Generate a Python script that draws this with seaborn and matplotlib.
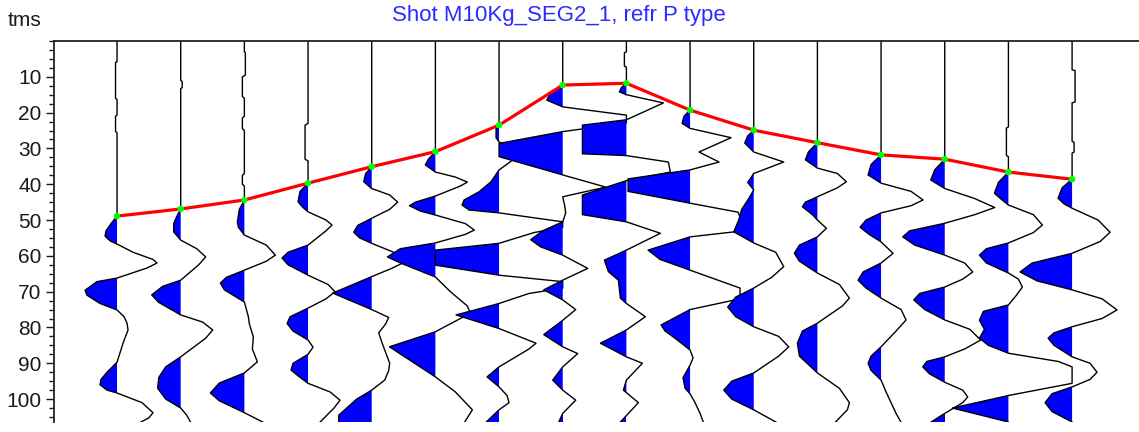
import numpy as np
import matplotlib
matplotlib.use("Agg")
import matplotlib.pyplot as plt
from matplotlib.ticker import FixedLocator, MultipleLocator
import seaborn as sns


# Shot gather: 16 traces, (time ms, amplitude counts)
trace_no = list(range(1, 17))
picks_ms = [48.9, 46.9, 44.4, 39.7, 35.1, 30.9, 23.5, 12.3,
            11.8, 19.3, 24.9, 28.4, 31.8, 33.0, 36.6, 38.6]
ytick_ms = [10, 20, 30, 40, 50, 60, 70, 80, 90, 100]

tr01 = [(0, 0), (5.8, 0), (6, -1.5), (16, -1.5), (16.3, 0), (20.7, 0), (21, -1.5), (25.3, -1.5), (25.6, 0),
        (48.9, 0), (51, -6), (53, -11), (54.5, -12), (55.8, -7), (56.7, 0), (59, 16), (61, 36), (62, 40),
        (63.4, 30), (66.2, 0), (67.2, -20), (69.6, -32), (71, -30), (73.3, -17), (75.1, 0), (77, 7),
        (78.8, 10), (80.7, 11), (84.4, 6), (89.7, 0), (92.5, -10), (94.5, -16), (96, -17), (97.5, -10),
        (98.3, 0), (101, 25), (103.8, 36), (105.2, 32), (107, 20)]
tr02 = [(0, 0), (11, 0), (11.3, 1.5), (13, 1.5), (13.3, 0), (46.9, 0), (49, -4), (51, -7), (53.3, -7),
        (55.6, 0), (58, 16), (60.3, 25), (62.5, 18), (66.8, 0), (68.5, -18), (70.9, -29), (73, -22),
        (76.5, 0), (78.5, 22), (80.7, 32), (83, 25), (88.2, 0), (91, -15), (94, -22), (97, -23),
        (100, -15), (102.5, 0), (104.5, 6), (107, 11)]
tr03 = [(0, 0), (3, 0), (3.3, 1), (9.5, 1), (10, -2), (15.5, -2), (16, 0), (21, 0), (21.5, -2), (24.5, -2),
        (25, 0), (37, 0), (37.5, -2), (40, -2), (40.5, 0), (44.4, 0), (47, -5), (50.5, -7), (52, -6),
        (54.2, 0), (57, 22), (59.8, 31), (61.5, 22), (64, 0), (66, -18), (67.6, -24), (69.5, -20),
        (72.9, 0), (77, 4), (79, 5), (82.7, 9), (86, 8), (89.6, 13), (92.7, 0), (95.5, -25), (98.3, -34),
        (100.5, -25), (103.8, 0), (106.5, 19)]
tr04 = [(0, 0), (23, 0), (23.5, -3), (33, -3), (33.5, 0), (39.7, 0), (42, -8), (44.9, -10), (46.5, -5),
        (47.7, 0), (50, 18), (51.4, 24), (53, 18), (57, 0), (59, -20), (60.6, -26), (62.5, -20), (65.4, 0),
        (68, 20), (70, 27), (72, 18), (74.6, 0), (77, -18), (78.9, -21), (81, -15), (83.5, 0), (85.5, 5),
        (87.5, 0), (90, -15), (91.9, -17), (93.5, -10), (95.6, 0), (98, 22), (100.3, 32), (102.5, 26),
        (107, 10)]
tr05 = [(0, 0), (35.1, 0), (37, -6), (39.3, -8), (41.2, 0), (43, 18), (45, 26), (47, 18), (49.5, 0),
        (51.5, -14), (53.4, -18), (55, -12), (56.5, 0), (59, 22), (62, 31), (63.5, 20), (65.8, 0),
        (70.4, -39), (75, 0), (77.2, 17), (79, 14), (81.5, 7), (84, 10), (86.3, 13), (90, 18), (92, 17),
        (94.7, 13), (97.5, 0), (100, -15), (103, -27), (104.5, -33), (107, -33)]
tr06 = [(0, 0), (30.9, 0), (33, -7), (34.6, -10), (36.6, 0), (38, 20), (39.4, 32), (40.5, 25), (43.3, 0),
        (45, -20), (46, -26), (47.5, -15), (48.6, 0), (51, 30), (52.8, 39), (54, 30), (56.4, 0), (58, -35),
        (60.3, -48), (62, -35), (65.9, 0), (70, 15), (74, 32), (76, 35), (77.5, 25), (81.2, 0),
        (85.4, -46), (93.8, 0), (98, 20), (103, 37), (107, 28)]
tr07 = [(0, 0), (23.5, 0), (24.2, -3), (27, -3), (28.2, 0), (30, 12), (32.7, 16), (34, 10), (36, 0),
        (39.3, -8), (42.1, -20), (44.4, -35), (45.8, -37), (47.2, -30), (48, 0), (50.5, 64), (52, 64),
        (53.5, 35), (56.5, 0), (58.4, -64), (62.6, -64), (65.4, 0), (67.2, 64), (69, 64), (70.5, 30),
        (73.3, 0), (76.5, -43), (80.3, 0), (84.4, 37), (86, 30), (91, 0), (93.8, -12), (96.6, 0), (99, 8),
        (101, 10), (103, 0), (107, -15)]
tr08 = [(0, 0), (12.3, 0), (14.5, -12), (16.5, -16), (18.4, 0), (20.7, 64), (22.9, 64), (25.3, 0),
        (28.6, -64), (32.3, -64), (37.4, 0), (40.8, 43), (43.5, 0), (46, 2), (48, 3), (50.5, 0), (53, -20),
        (55.5, -32), (57.5, -22), (59.8, 0), (63.5, 25), (66.8, 0), (69.5, -19), (72.3, 0), (75, 13),
        (78, 0), (82, -19), (85.4, 0), (87.3, 15), (91, 0), (94.7, -10), (97.5, 0), (100.3, 13), (104, 0),
        (107, -5)]
tr09 = [(0, 0), (3, 0), (3.3, -2), (7, -2), (7.3, 0), (11.8, 0), (13, -5), (14.2, -7), (15, 0), (17.3, 37),
        (22, 0), (23.5, -44), (31.5, -44), (32, 0), (33.8, 42), (36.6, 44), (39, 0), (43, -44), (48.5, -44),
        (50.5, 0), (53.7, 34), (58.4, 0), (61.2, -22), (64.4, -18), (66.8, -8), (71.8, -6), (73.3, 0),
        (77, 19), (80.7, 0), (84.4, -26), (88.2, 0), (90, 16), (94.7, 0), (97.5, -3), (101, 12),
        (104.6, 0), (107, -8)]
tr10 = [(0, 0), (19.3, 0), (21, -6), (23, -8), (24.4, 0), (27, 41), (31, 9), (33.8, 29), (36, 0),
        (38.5, -62), (42, -62), (45.3, 0), (47.8, 48), (50.5, 52), (53.3, 44), (54.7, 0), (58.4, -42),
        (61, -30), (64, 0), (69, 50), (72, 50), (75, 0), (79.3, -29), (81, -25), (83, -15), (86.3, 0),
        (88.5, 3), (90.5, 0), (94, -7), (97, -5), (98.5, 0), (101, 5), (104, 10), (107, 14)]
tr11 = [(0, 0), (24.9, 0), (26.5, -6), (28.5, -9), (31, 0), (33.8, 30), (37, 0), (39.5, -6), (41.6, 0),
        (44, -5), (47, -12), (50, -15), (53.3, -20), (56.4, 0), (59, 22), (63, 30), (66, 18), (69, 0),
        (71.5, -18), (74.3, -26), (77, -18), (79.8, 0), (82.5, 25), (85.4, 35), (88, 25), (92.7, 0),
        (95, -22), (97.5, -30), (100, -22), (103, 0), (107, 26)]
tr12 = [(0, 0), (28.4, 0), (31, -9), (33.2, -12), (35.5, 0), (37, 20), (39.3, 29), (41, 20), (43.5, 0),
        (45, -12), (46.3, -15), (48.5, -5), (50, 0), (52.3, 9), (54.7, 0), (57, -18), (59.3, -23),
        (61.5, -18), (64.8, 0), (68, 22), (71.8, 32), (74, 25), (78.8, 0), (81, -15), (84.4, -20),
        (88, -18), (92.7, 0), (97, 22), (101, 32), (103, 30), (107, 16)]
tr13 = [(0, 0), (31.8, 0), (34.5, -10), (37.4, -13), (39.7, 0), (42, 30), (44.4, 42), (46, 30), (48, 0),
        (50, -15), (52, -21), (54, -12), (56.1, 0), (59.3, 12), (62, 0), (64.5, -18), (66.8, -23),
        (69, -15), (71.8, 0), (75, 20), (77.9, 25), (81, 15), (85.4, 0), (88, -10), (90, -13), (92, -10),
        (94.7, 0), (98, 5), (101, 10), (104, 15), (107, 21)]
tr14 = [(0, 0), (33, 0), (36, -10), (38.8, -14), (41.2, 0), (44, 30), (46.5, 50), (48.5, 30), (50.9, 0),
        (53, -35), (54.7, -42), (57, -30), (59.8, 0), (62, 20), (64.5, 28), (66.5, 18), (68.7, 0),
        (70.5, -25), (72.3, -31), (75, -20), (77.9, 0), (80.5, 25), (83.5, 36), (86, 20), (88.2, 0),
        (89.5, -18), (91, -22), (93, -15), (95.3, 0), (97.5, 18), (99.4, 23), (101, 18), (104, 0),
        (107, -17)]
tr15 = [(0, 0), (24, 0), (24.3, -2), (32, -2), (32.3, 0), (36.6, 0), (39.5, -10), (42.5, -14), (44, -8),
        (45.8, 0), (48.5, 25), (51.4, 34), (53.5, 25), (56.4, 0), (58, -22), (59.8, -29), (62, -22),
        (64.8, 0), (66.5, 10), (68.7, 14), (71, 8), (73.7, 0), (75.5, -25), (78, -29), (80.5, -24),
        (83, -29), (85, -20), (87.2, 0), (89.5, 50), (91, 64), (95.6, 64), (99, 0), (102.5, -56),
        (106.4, 0)]
tr16 = [(0, 0), (8, 0), (8.3, 3), (17, 3), (17.3, 0), (28, 0), (28.3, 2), (31, 2), (31.3, 0), (38.6, 0),
        (41, -10), (43.9, -14), (45.5, -8), (46.7, 0), (50, 26), (53.4, 38), (56, 28), (59.3, 0),
        (62, -40), (64.5, -52), (67, -35), (69.5, 0), (72, 30), (75.1, 45), (77.5, 30), (79.8, 0),
        (81.5, -18), (83, -24), (85, -18), (88.2, 0), (90, 18), (92.5, 25), (94.5, 18), (96.6, 0),
        (98.5, -20), (101, -27), (103.5, -20), (106.4, 0), (107, 2)]

traces = [tr01, tr02, tr03, tr04, tr05, tr06, tr07, tr08,
          tr09, tr10, tr11, tr12, tr13, tr14, tr15, tr16]

gain = 1 / 63.7   # counts per trace spacing
clip = 1.0        # clip at one trace spacing

sns.set_style("white")
plt.rcParams["font.family"] = ["Liberation Sans", "DejaVu Sans"]

W, H = 1139, 432
fig = plt.figure(figsize=(W / 100, H / 100), dpi=100)
ax = fig.add_axes([54 / W, 10 / H, 1 - 54 / W, 381 / H])

for i, pts in enumerate(traces):
    t = np.array([p[0] for p in pts])
    a = np.array([p[1] for p in pts])
    x0 = trace_no[i]
    x = x0 + np.clip(a * gain, -clip, clip)
    # variable-area fill of the negative lobes, only after the first break
    ax.fill_betweenx(t, x0, x, where=(x < x0) & (t >= picks_ms[i] - 0.5), interpolate=True,
                     color="#0000ff", lw=0, zorder=2 + 2 * i)
    sns.lineplot(x=x, y=t, sort=False, estimator=None, color="black",
                 lw=1.0, ax=ax, zorder=3 + 2 * i)

# first-break picks
sns.lineplot(x=trace_no, y=picks_ms, sort=False, estimator=None,
             color="#ff0000", lw=2.3, ax=ax, zorder=60)
ax.scatter(trace_no, picks_ms, s=22, marker="o", color="#00ff00",
           edgecolors="none", zorder=61)

ax.set_xlim(0.01, 0.01 + (W - 54) / 63.67)
ax.set_ylim(106.4, 0)
ax.set_xticks([])
ax.yaxis.set_major_locator(FixedLocator(ytick_ms))
ax.yaxis.set_minor_locator(MultipleLocator(2.5))
ax.tick_params(axis="y", which="major", direction="out", length=6, width=1,
               labelsize=15, pad=3, colors="#1a1a1a", left=True)
ax.tick_params(axis="y", which="minor", direction="out", length=3.5, width=1,
               colors="#1a1a1a", left=True)
ax.set_xlabel("")
ax.set_ylabel("")

for side in ["bottom", "right"]:
    ax.spines[side].set_visible(False)
for side in ["left", "top"]:
    ax.spines[side].set_color("#222222")
    ax.spines[side].set_linewidth(1.3)
    ax.spines[side].set_zorder(70)

fig.text(8 / W, 1 - 21 / H, "tms", fontsize=15, ha="left", va="center", color="#1a1a1a")
fig.text(559 / W, 1 - 16 / H, "Shot M10Kg_SEG2_1, refr P type", fontsize=16,
         ha="center", va="center", color="#2b2bff")

fig.savefig("out.png", dpi=100)
plt.close(fig)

● ● ● ● ● ● ●

Task details:
Skip the pictures, please, and transcribe only the lines from the beginning of the material through the one that contains "80, 90, 100]".

Full output:
Generate a Python script that draws this with seaborn and matplotlib.
import numpy as np
import matplotlib
matplotlib.use("Agg")
import matplotlib.pyplot as plt
from matplotlib.ticker import FixedLocator, MultipleLocator
import seaborn as sns


# Shot gather: 16 traces, (time ms, amplitude counts)
trace_no = list(range(1, 17))
picks_ms = [48.9, 46.9, 44.4, 39.7, 35.1, 30.9, 23.5, 12.3,
            11.8, 19.3, 24.9, 28.4, 31.8, 33.0, 36.6, 38.6]
ytick_ms = [10, 20, 30, 40, 50, 60, 70, 80, 90, 100]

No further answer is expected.